October 21, 2021

Physicians publish article calling to end legacy of scientific racism

A trio of Wayne State University School of Medicine physicians is calling upon the medical and scientific communities to confront and end a legacy of scientific racism in research, medical education, clinical practice and health policies by “de-pathologizing and humanizing” American Black bodies.

In “Modern Day Drapetomania: Calling Out Scientific Racism,” published in the Journal of General Medicine, the authors – Ijeoma Nnodim Opara, M.D., FAAP, assistant professor of Internal Medicine-Pediatrics; Latonya Riddle-Jones, M.D., M.P.H. assistant professor of Internal Medicine-Pediatrics; and Nakia Allen, M.D., FAAP, clinical associate professor of Pediatrics – note that racism in medicine has “deep historical roots in white supremacy and anti-Blackness, particularly the pathologizing of Black bodies through pseudoscientific claims of the biological significance of the sociopolitical construct that is ‘race,’ which is often incorrectly conflated with ‘genetic ancestry.’”

Those roots, they write, have developed branches that continue to reach into medical science and medicine to this day, particularly in the ways science frames racial health disparities as a result of biological differences among racial categories.

“Racism, not race, is the vector of disease and health disparities. Racist policies, such as redlining and the ‘war on drugs’ and ‘war on crime,’ inform systems of housing, education, criminal justice, health and the economy, and determine a community’s exposure to the social and environmental factors that drive health disparities through direct effects, chronic toxic stress and epigenetic mechanisms,” the authors said. “This is the contemporary version of pathologizing Blackness and normal responses to chronic intergenerational trauma, oppression and exploitation. It reinforces the bogus theory of supposed Black inferiority. It is the modern Drapetomania.”

Now recognized as pseudoscience nonsense, Drapetomania was first concocted by Dr. Samuel Cartwright in 1851 to pathologize runaway enslaved Blacks. He claimed that enslaved Blacks had inherently smaller brains and blood vessels that accounted for “indolence” and “barbarism.” His prescribed “cure” and prophylactic treatment for the faux condition was “whipping the devil out of them.”

The nonsensical condition remained in some medical texts into the early 1900s, and was used – along with other false claims – to support racist perceptions and attitudes toward Black Americans.
Some of those perceptions continue in medicine, the authors write, despite the fact that in 2003 the Human Genome Project showed race has no genetic basis and human beings are 99.9% identical genetically.

“The belief that differences in disease outcomes are due to genetic differences between racialized groups still plagues contemporary medicine and science, and unfortunately continues to be funded, published, taught and practiced,” they state. “The use of race to measure human biological differences stubbornly persists and, consequently, these structures and systems are absolved of responsibility, reinforced and perpetuated.”

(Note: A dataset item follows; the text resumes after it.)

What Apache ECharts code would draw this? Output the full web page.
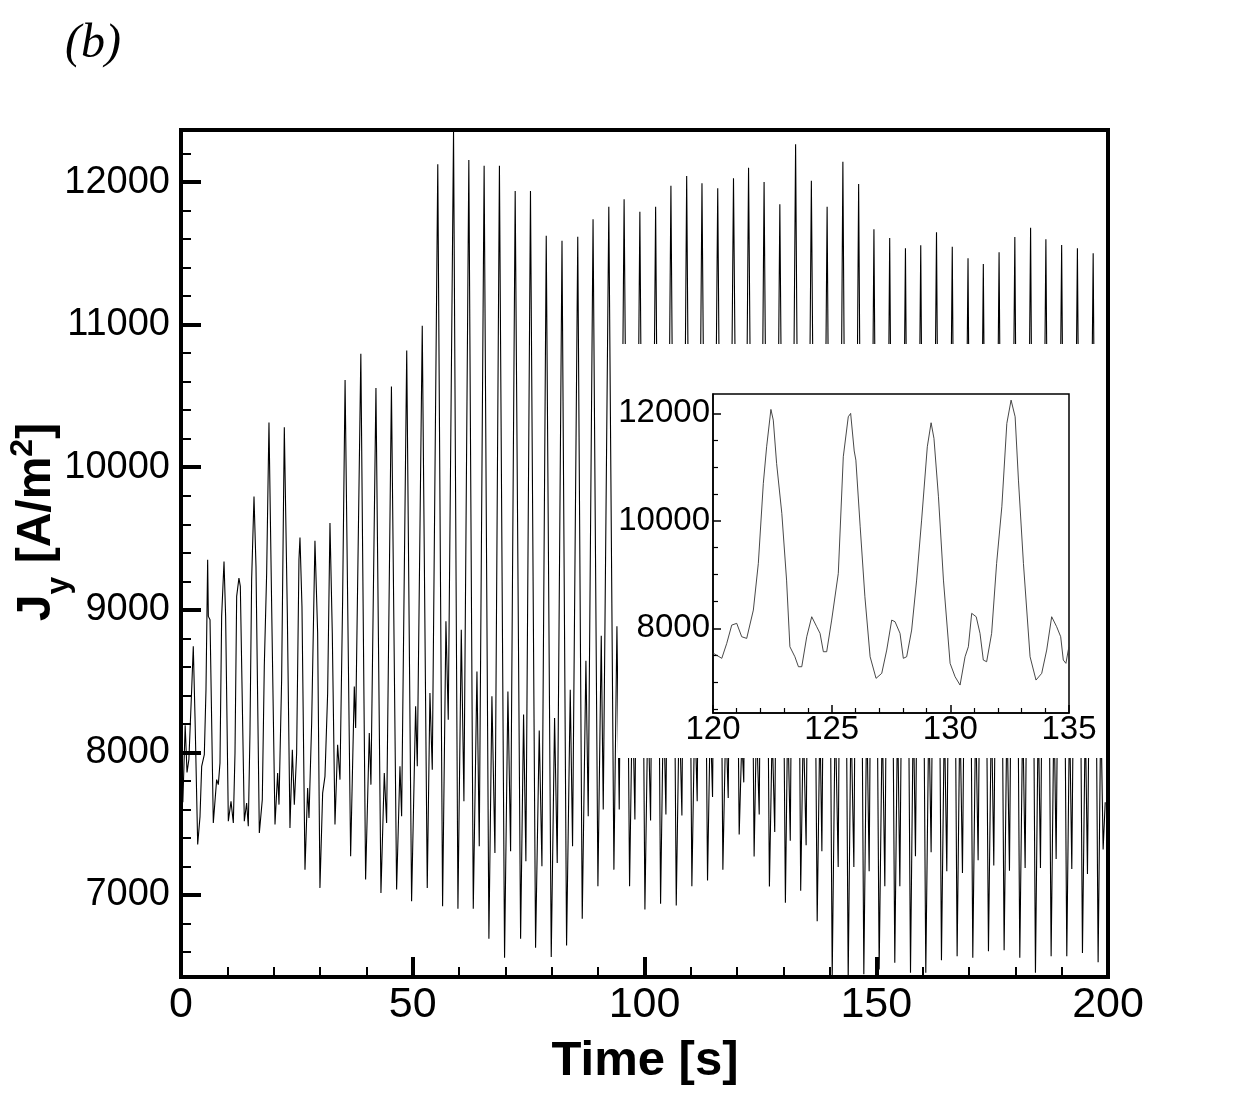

To eliminate scientific racism, they call for identifying and excising it from clinical algorithms and medical decision-making equations; expunging it from the publication process through anti-racist peer review and editorship; transforming medical and scientific education from undergraduate studies through faculty development; and advocacy among academic partnerships with patients, marginalized communities and policymakers that prioritize the social and structural determinants of health to positively impact health outcomes.

“By so doing and in the spirit of professional humility, we can dismantle scientific racism in the norms, policies, processes and practices of our current research, clinical practice, public health and medical education systems,” the physicians wrote. “Then, we can demonstrate our trustworthiness and build equitable partnerships with BIPOC (Black, Indigenous and People of Color) communities as we provide quality and humanizing care to all members of the human family.”